A chair pulled out from the table can change the whole room.

Not pulled far. Not left dramatically sideways. Just enough to notice.

Just enough to say someone was here.

Maybe they stood up in a hurry. Maybe the phone rang. Maybe the dog barked at the back door. Maybe coffee was still warm and the morning got ahead of them before they had a chance to push the chair back in.

Most days, you see it and fix it without thinking.

You walk by, give it a nudge with your hip or your hand, and slide it back where it belongs.

But once in a while, you stop.

Because that chair, sitting slightly out of place, feels less like a mess and more like a sentence that never got finished.

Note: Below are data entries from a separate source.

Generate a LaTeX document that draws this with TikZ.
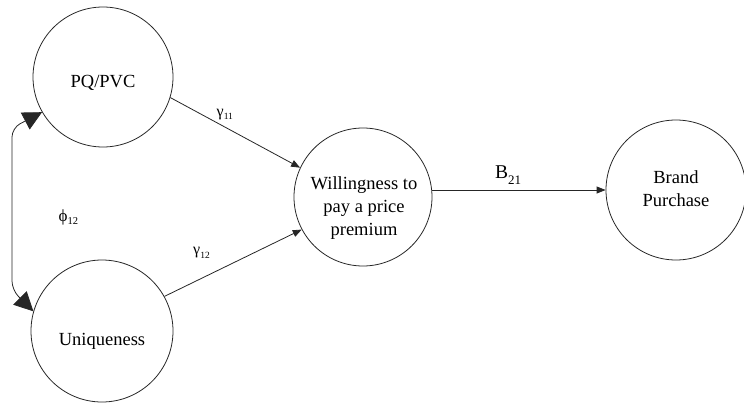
\documentclass[tikz,border=0pt]{standalone}
\usepackage{fontspec}
\setmainfont{Liberation Serif}
\usetikzlibrary{arrows.meta}
\tikzset{
  circ/.style={circle, draw=black!85, line width=0.8pt, inner sep=0pt},
  ctext/.style={align=center, font=\fontsize{18.5}{23}\selectfont, inner sep=0pt},
  conn/.style={draw=black!85, line width=0.8pt, -{Triangle[length=9pt,width=7pt]}},
  corr/.style={draw=black!85, line width=0.8pt, rounded corners=9pt,
    {Triangle[length=19pt,width=19pt]}-{Triangle[length=19pt,width=19pt]}},
  lab/.style={anchor=base west, inner sep=0pt}
}
\begin{document}
\begin{tikzpicture}[x=1pt,y=-1pt]
\useasboundingbox (0,0) rectangle (744,404);
% circles
\node[circ, minimum size=140pt] (PQ) at (103,77) {};
\node[circ, minimum size=142pt] (U) at (102,331) {};
\node[circ, minimum size=138pt] (W) at (363,197) {};
\node[circ, minimum size=140pt] (B) at (676,190) {};
% texts
\node[ctext] (PQt) at (103,82.5) {PQ/PVC};
\node[ctext] (Ut) at (102,341.5) {Uniqueness};
\node[ctext] (Wt) at (364,208) {Willingness to\\pay a price\\premium};
\node[ctext] (Bt) at (676,189) {Brand\\Purchase};
% connectors
\draw[conn] (PQ.343) -- (W.155);
\draw[conn] (U.29) -- (W.208);
\draw[conn] (W.east |- B.west) -- (B.west);
\coordinate (c1) at (12,128);
\coordinate (c2) at (12,290);
\draw[corr] (PQ.210) -- (c1) -- (c2) -- (U.164);
% labels
\node[lab] (g11) at (216.5,116.4) {\fontsize{16}{16}\selectfont γ\raisebox{-2.6pt}{\fontsize{9.5}{9.5}\selectfont 11}};
\node[lab] (g12) at (193,254) {\fontsize{16}{16}\selectfont γ\raisebox{-4pt}{\fontsize{9.5}{9.5}\selectfont 12}};
\node[lab] (p12) at (58.5,221) {\fontsize{17}{17}\selectfont ϕ\raisebox{-3pt}{\fontsize{10.5}{10.5}\selectfont 12}};
\node[lab] (b21) at (495,178) {\fontsize{19.5}{19.5}\selectfont B\raisebox{-6.5pt}{\fontsize{13}{13}\selectfont 21}};
\end{tikzpicture}
\end{document}
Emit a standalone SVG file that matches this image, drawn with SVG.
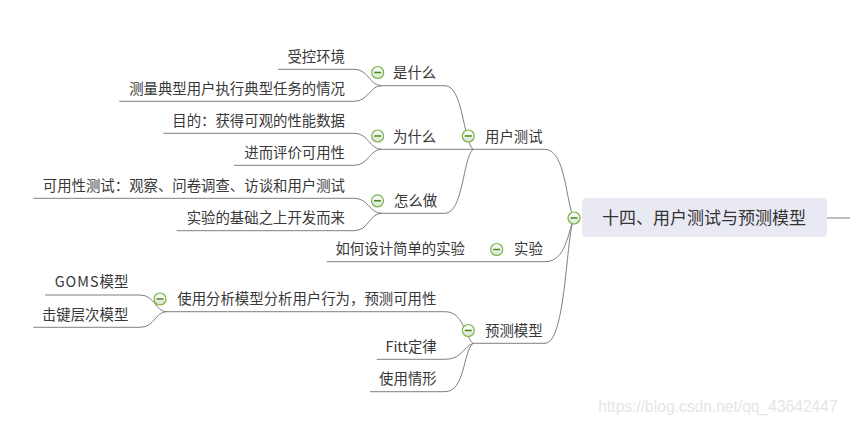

Homes Are Full of Unfinished Things

A good home rarely looks completely done.

There is always something half-folded, half-read, half-used, half-returned to its place.

A blanket over the arm of a sofa. Mail on the counter. A pair of boots near the door. A cabinet left open just enough to bother you. A chair pulled out from the table as if someone might come back any minute.

We tend to think of these things as disorder.

But sometimes they are simply evidence that life is still in motion.

A perfect room can be beautiful. But a lived-in room has a heartbeat.

And that heartbeat often sounds like small things left slightly undone.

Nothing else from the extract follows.